Subsequent to its release on Dream Police, "Voices" has appeared on several Cheap Trick compilation albums, including The Greatest Hits, The Essential Cheap Trick, Collections, Playlist: The Very Best of Cheap Trick and The Music of Cheap Trick and the box set Sex, America, Cheap Trick. A number of live versions have also been released. A performance from August 28, 1999 at Davis Park in Rockford, Illinois was released on Silver. A 2008 performance at Nippon Budokan, Tokyo was released on the DVD in the 30th anniversary edition Cheap Trick at Budokan. In 1980, Zander and Nielsen performed the song during an appearance on the television show Kids Are People Too.

==Critical reception==
Billboard described "Voices" as being a "Beatlesque soft rocker" with an a cappella beginning and whose only hard rock element is its guitar solo. Cash Box also compared "Voices" to the Beatles, saying that Rick Nielson's guitar playing and Robin Zander's vocals are in the style of George Harrison and Paul McCartney, respectively. Record World called it a "sweeping ballad" on which Cheap Trick "use a multi-layered vocal assault here instead of the usual guitar barrage."

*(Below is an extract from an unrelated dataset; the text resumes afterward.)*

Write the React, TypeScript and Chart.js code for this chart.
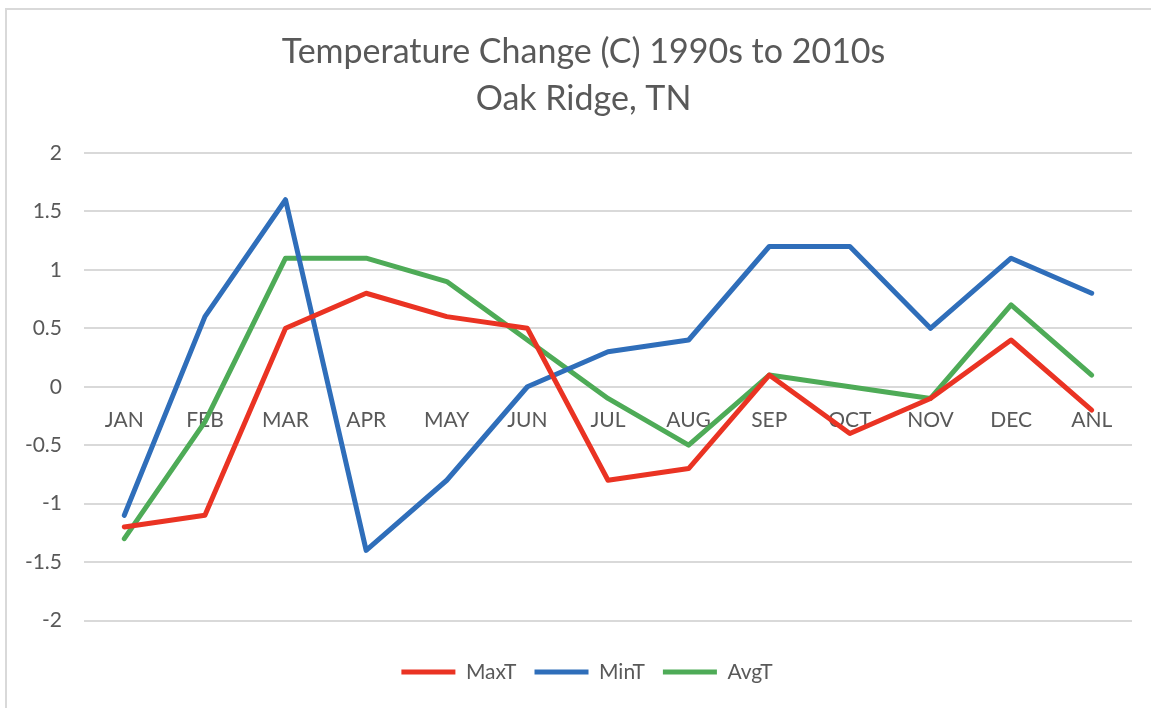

Critic Rick Clark of Allmusic described "Voices" as being "appealing [and] melodic (albeit wimpy)" and Stephen Thomas Erlewine, also of Allmusic described it as one of Cheap Trick's finest songs. Audio described the song as a "lovely tune". Ultimate Classic Rock critic Dave Swanson called it "one of the Cheap Trick's best ballads ever," noting that the use of strings gives it a Beatles or ELO flavor. Robert Coyne considers "Voices" to be Nielsen's "best ever ballad", but Dave Marsh of Rolling Stone described is as "disastrous" and "a ballad from a band that has absolutely no facility for ballads". Ed Masley of The Arizona Republic called "Voices" "a yearning power ballad that certainly stands as the prettiest song in Cheap Trick's catalog". The Fort Worth Star Telegram rated it to be the 2nd best single of 1979.

In the 2007 book "Shake Some Action: The Ultimate Power Pop Guide", a section on Cheap Trick included author John M. Borack's top 20 stand-out tracks from the band, including "Voices". Borack wrote, "Another sureshot of a slow one, with a tune that still raises goosebumps 25+ years after its release. The original simply kills - has Zander ever sung better? - but the live version on Silver is pretty swell, as well."

==Chart history==

| Chart (1979–80) | Peak position |
|---|---|
| Austrian Singles Chart | 16 |
| Canadian RPM Top Singles | 12 |
| U.S. Billboard Hot 100 | 32 |
| U.S. Cash Box Top 100 | 30 |

==Cover versions==
Jon Brion covered "Voices" on his 2001 debut album Meaningless.

==Other media==
The song is featured in the How I Met Your Mother episode "The Pineapple Incident" where Ted has a hangover and Ted, Marshall, Lily and Barney have to find out the entire story by telling it from their point of view. The song is played when Ted gets drunk and calls Robin and plays the song on the jukebox and starts singing it until he falls over. Earlier in the episode, the show uses the guitar solo from the song during a sequence when Ted had passed out.
The song Jon Brion covered version is later used again in the show, in the episode "Band or DJ?" when Ted remembers how hurt he was during his life (reminiscing scenes seen in previous seasons of the show).